What is the best tonearm for a SOTA Nova turntable?


I haven't played an LP for a while now. I've moved from CD's to streaming both Tidal and my own rips from a Roon Nucleus plus. My SOTA Nova with an ET2 arm has been sitting idle along with hundreds of high quality LP's. I've heard that the ET2 is not a good match with the SOTA, and may be the weak point in my analog chain. (SOTA-ET2-Lyra Kleos -Allnic 1201 phono stage- ARC Ref6- PS Audio-BHK300 amps-Reference 3a Grand Veena speakers and unnamed sub system. 

My digital system with a Holo May DAC and Roon with HQP trounces the analog system pretty soundly.

I'd like to resurrect the analog system as I have read that I'm missing out not using it.

My question is, where can I make the most improvement for the least cash outlay?

I'd like to keep the SOTA table, but everything else is expendable.

Thanks in advance for some help.

-John

gyneguy225

Holmz, it’s actually voltage based amplification from cartridge to speakers, if you exclude the aforementioned low internal resistance, LOMC cartridges. Although even that’s an oversimplification.

I finally got the Kiseki mounted and set up. It sounds pretty nice. I listened to "Cantata Domino" and Jazz at the Pawn shop, both Proprius recordings. I'll listen some more this afternoon, but my comparison to digital streaming is still that with digital, voices and instruments come out of a darkness that analog can't match. Of course the dynamic range of digital is much better. Soundstage and imaging is better with digital as well. But perhaps, analog sounds a bit more real.

I doubt that a new table  or arm, or phono stage is going to fix these deficiencies unless I spend a whole lot of money. 

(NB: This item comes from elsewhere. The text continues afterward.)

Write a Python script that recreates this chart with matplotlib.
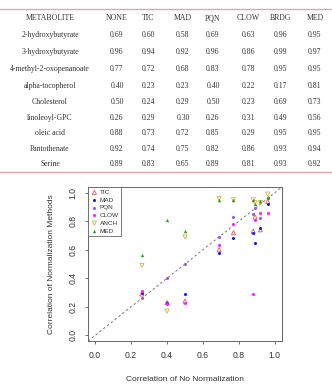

Holmz, you could change the predicate of that sentence you quoted to …”constitutes a miniature voltage generator “, and the sentence would be equally correct or incorrect. It’s the impedance at the interface that determines whether you’re in current mode or voltage mode, and apart from the special case of a LOMC cartridge with very low internal resistance driving a current mode phono input with an even lower input impedance, downstream devices drive a high input impedance, in voltage mode.

I doubt that a new table or arm, or phono stage is going to fix these deficiencies unless I spend a whole lot of money.

@gyneguy225 I have not heard “Cantata Domino” but I have the other one on both LP and later I got the CD.
I would be listening to those at shops with TTs.
Which is what I did back in the day when I was shopping for gear… going from shop to shop with some LPs in hand.

i suspect that you are correct with the whole lot of money part, so it may be better to not pursue it. Digital can sound great.

 

Holmz, you could change the predicate of that sentence you quoted to …”constitutes a miniature voltage generator “, and the sentence would be equally correct or incorrect. It’s the impedance at the interface that determines whether you’re in current mode or voltage mode,

@lewm

Yeah - but technically it is a current device. I does not become a voltage device until we apply Ohm’s law and force the current across an impedance.

… and apart from the special case of a LOMC cartridge with very low internal resistance driving a current mode phono input with an even lower input impedance, downstream devices drive a high input impedance, in voltage mode.

I agree… but down at the speaker that is also a current device.

I get how they are voltage controlled, but I always pondered the fact that a dynamic microphone and cart are current devices on the incoming side, and a speaker is a current device on the outgoing side.

I am only saying that it makes me do a chin-scratch.